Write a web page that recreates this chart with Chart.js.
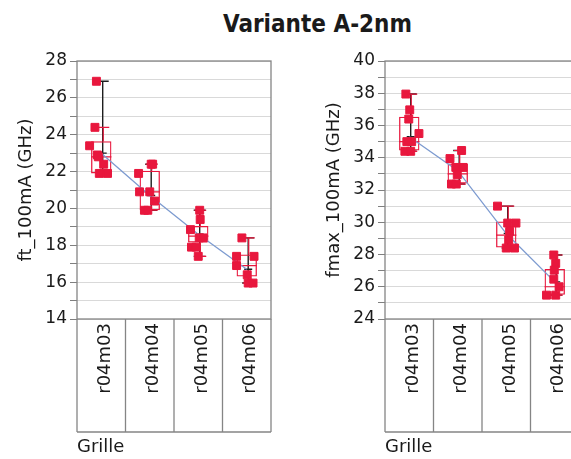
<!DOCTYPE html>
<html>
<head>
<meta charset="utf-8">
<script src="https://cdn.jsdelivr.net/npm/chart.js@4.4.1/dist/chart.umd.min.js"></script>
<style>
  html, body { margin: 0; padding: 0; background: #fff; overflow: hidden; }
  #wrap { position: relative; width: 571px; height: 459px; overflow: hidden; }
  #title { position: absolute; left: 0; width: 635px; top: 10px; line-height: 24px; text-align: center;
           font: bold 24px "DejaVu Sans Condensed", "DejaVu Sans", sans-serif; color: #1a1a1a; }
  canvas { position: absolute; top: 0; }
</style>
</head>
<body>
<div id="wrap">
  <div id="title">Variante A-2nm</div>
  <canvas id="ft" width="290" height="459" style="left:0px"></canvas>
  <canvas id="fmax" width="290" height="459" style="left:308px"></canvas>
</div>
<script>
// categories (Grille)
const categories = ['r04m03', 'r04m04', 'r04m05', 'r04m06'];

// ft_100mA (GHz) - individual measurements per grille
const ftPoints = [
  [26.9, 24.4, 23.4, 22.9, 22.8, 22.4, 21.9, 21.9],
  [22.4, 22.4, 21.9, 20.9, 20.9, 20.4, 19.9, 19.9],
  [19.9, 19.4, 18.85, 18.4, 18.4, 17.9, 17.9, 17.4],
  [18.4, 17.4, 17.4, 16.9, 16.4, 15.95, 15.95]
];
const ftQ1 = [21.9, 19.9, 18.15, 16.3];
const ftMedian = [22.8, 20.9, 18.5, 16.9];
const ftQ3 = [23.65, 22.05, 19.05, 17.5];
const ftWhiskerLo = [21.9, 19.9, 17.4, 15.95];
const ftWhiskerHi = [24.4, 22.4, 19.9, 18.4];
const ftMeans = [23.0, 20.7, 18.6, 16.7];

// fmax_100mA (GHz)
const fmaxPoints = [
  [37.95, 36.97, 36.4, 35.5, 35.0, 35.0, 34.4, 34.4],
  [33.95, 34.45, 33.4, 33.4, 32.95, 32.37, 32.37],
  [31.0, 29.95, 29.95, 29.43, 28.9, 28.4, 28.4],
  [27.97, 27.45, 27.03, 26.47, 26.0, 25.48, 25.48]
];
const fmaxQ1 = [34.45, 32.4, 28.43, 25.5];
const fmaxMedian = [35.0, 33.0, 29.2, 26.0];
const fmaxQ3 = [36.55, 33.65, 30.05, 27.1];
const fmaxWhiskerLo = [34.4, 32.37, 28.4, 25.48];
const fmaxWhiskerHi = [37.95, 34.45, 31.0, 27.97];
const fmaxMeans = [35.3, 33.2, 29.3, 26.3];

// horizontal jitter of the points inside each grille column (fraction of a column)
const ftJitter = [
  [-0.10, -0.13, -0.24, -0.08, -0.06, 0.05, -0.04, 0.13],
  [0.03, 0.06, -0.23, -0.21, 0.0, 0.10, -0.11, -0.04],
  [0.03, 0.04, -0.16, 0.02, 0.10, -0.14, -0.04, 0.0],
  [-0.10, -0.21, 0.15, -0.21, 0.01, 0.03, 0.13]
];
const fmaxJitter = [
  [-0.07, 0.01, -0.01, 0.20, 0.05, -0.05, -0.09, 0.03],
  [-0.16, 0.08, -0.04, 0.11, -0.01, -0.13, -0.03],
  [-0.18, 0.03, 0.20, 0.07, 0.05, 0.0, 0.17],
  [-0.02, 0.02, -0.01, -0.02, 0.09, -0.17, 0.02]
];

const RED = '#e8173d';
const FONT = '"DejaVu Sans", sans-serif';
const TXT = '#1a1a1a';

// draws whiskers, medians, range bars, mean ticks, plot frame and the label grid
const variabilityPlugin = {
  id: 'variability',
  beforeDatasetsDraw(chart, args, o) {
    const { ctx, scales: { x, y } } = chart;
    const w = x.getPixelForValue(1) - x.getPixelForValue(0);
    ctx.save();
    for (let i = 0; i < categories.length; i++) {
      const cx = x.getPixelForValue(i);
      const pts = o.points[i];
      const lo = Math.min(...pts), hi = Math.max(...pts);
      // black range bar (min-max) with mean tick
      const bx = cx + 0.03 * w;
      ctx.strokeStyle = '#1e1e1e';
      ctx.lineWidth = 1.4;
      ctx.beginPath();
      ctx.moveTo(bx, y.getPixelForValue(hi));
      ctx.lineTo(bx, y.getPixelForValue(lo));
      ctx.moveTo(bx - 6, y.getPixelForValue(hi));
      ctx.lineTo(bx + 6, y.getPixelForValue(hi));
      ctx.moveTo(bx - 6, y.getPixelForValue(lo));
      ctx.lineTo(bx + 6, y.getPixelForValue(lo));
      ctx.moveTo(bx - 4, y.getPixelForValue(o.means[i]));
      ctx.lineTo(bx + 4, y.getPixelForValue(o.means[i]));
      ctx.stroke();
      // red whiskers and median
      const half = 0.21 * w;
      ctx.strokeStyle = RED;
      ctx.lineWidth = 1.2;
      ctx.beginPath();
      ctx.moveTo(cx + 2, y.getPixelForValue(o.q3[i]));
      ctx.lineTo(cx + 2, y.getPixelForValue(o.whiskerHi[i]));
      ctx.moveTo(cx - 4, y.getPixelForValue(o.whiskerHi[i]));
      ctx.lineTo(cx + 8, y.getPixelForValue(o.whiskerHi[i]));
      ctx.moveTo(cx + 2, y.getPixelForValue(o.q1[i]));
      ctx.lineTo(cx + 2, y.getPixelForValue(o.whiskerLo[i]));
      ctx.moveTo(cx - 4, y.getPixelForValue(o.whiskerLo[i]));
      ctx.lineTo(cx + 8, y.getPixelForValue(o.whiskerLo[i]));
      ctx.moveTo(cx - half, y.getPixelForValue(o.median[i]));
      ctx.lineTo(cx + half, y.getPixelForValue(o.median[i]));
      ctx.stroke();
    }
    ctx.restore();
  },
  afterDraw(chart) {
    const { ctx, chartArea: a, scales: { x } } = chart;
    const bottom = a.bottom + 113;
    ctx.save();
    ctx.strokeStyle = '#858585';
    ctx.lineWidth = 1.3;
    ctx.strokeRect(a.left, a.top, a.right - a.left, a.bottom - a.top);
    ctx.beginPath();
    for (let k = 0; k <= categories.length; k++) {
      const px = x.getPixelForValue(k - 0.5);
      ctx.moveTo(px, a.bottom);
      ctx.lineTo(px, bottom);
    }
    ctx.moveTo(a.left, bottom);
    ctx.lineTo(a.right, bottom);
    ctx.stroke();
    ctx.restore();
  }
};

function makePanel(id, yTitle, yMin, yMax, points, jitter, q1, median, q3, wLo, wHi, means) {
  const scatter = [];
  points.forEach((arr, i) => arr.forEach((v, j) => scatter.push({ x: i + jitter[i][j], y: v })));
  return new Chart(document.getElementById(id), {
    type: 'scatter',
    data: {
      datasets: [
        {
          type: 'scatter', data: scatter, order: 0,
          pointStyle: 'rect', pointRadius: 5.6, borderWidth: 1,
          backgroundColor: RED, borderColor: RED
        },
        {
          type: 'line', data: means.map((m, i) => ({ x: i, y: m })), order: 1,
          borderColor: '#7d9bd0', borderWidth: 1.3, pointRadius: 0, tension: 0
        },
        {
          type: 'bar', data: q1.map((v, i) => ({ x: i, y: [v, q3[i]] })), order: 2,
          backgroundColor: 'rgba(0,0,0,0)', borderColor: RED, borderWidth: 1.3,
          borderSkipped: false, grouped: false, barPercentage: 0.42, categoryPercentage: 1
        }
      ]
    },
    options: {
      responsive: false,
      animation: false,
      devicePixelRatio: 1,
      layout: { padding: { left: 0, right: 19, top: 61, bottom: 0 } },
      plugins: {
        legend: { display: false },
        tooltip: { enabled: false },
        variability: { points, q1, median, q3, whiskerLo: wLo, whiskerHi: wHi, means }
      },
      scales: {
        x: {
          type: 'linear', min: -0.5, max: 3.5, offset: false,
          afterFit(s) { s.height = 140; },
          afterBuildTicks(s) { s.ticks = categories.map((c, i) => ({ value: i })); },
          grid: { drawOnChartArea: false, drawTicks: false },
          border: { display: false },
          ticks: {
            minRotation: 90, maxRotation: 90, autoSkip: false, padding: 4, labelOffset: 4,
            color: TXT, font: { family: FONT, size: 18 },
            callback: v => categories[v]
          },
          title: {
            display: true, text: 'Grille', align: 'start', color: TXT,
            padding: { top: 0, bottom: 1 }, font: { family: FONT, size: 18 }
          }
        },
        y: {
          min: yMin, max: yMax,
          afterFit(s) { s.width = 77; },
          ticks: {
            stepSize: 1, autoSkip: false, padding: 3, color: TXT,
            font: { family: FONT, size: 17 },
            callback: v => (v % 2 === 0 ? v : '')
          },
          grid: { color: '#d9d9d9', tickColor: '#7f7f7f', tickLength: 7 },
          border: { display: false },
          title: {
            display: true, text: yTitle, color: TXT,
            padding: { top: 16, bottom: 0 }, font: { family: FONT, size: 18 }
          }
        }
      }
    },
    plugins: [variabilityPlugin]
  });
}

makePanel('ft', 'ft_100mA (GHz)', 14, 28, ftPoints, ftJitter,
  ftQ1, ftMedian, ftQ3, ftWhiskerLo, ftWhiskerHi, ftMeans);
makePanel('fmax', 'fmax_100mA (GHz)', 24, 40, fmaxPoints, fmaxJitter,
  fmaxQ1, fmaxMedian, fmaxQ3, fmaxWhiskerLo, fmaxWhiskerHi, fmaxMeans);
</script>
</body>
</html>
■ ■ ■
** SHORT EXERCISE **
Begin at the first line of the data above and repeat each line exactly, stopping after the line containing "const fmaxMeans = [35.3, 33.2, 29.3, 26.3];". Omit the pictures.

** TASK RESPONSE **
Write a web page that recreates this chart with Chart.js.
<!DOCTYPE html>
<html>
<head>
<meta charset="utf-8">
<script src="https://cdn.jsdelivr.net/npm/chart.js@4.4.1/dist/chart.umd.min.js"></script>
<style>
  html, body { margin: 0; padding: 0; background: #fff; overflow: hidden; }
  #wrap { position: relative; width: 571px; height: 459px; overflow: hidden; }
  #title { position: absolute; left: 0; width: 635px; top: 10px; line-height: 24px; text-align: center;
           font: bold 24px "DejaVu Sans Condensed", "DejaVu Sans", sans-serif; color: #1a1a1a; }
  canvas { position: absolute; top: 0; }
</style>
</head>
<body>
<div id="wrap">
  <div id="title">Variante A-2nm</div>
  <canvas id="ft" width="290" height="459" style="left:0px"></canvas>
  <canvas id="fmax" width="290" height="459" style="left:308px"></canvas>
</div>
<script>
// categories (Grille)
const categories = ['r04m03', 'r04m04', 'r04m05', 'r04m06'];

// ft_100mA (GHz) - individual measurements per grille
const ftPoints = [
  [26.9, 24.4, 23.4, 22.9, 22.8, 22.4, 21.9, 21.9],
  [22.4, 22.4, 21.9, 20.9, 20.9, 20.4, 19.9, 19.9],
  [19.9, 19.4, 18.85, 18.4, 18.4, 17.9, 17.9, 17.4],
  [18.4, 17.4, 17.4, 16.9, 16.4, 15.95, 15.95]
];
const ftQ1 = [21.9, 19.9, 18.15, 16.3];
const ftMedian = [22.8, 20.9, 18.5, 16.9];
const ftQ3 = [23.65, 22.05, 19.05, 17.5];
const ftWhiskerLo = [21.9, 19.9, 17.4, 15.95];
const ftWhiskerHi = [24.4, 22.4, 19.9, 18.4];
const ftMeans = [23.0, 20.7, 18.6, 16.7];

// fmax_100mA (GHz)
const fmaxPoints = [
  [37.95, 36.97, 36.4, 35.5, 35.0, 35.0, 34.4, 34.4],
  [33.95, 34.45, 33.4, 33.4, 32.95, 32.37, 32.37],
  [31.0, 29.95, 29.95, 29.43, 28.9, 28.4, 28.4],
  [27.97, 27.45, 27.03, 26.47, 26.0, 25.48, 25.48]
];
const fmaxQ1 = [34.45, 32.4, 28.43, 25.5];
const fmaxMedian = [35.0, 33.0, 29.2, 26.0];
const fmaxQ3 = [36.55, 33.65, 30.05, 27.1];
const fmaxWhiskerLo = [34.4, 32.37, 28.4, 25.48];
const fmaxWhiskerHi = [37.95, 34.45, 31.0, 27.97];
const fmaxMeans = [35.3, 33.2, 29.3, 26.3];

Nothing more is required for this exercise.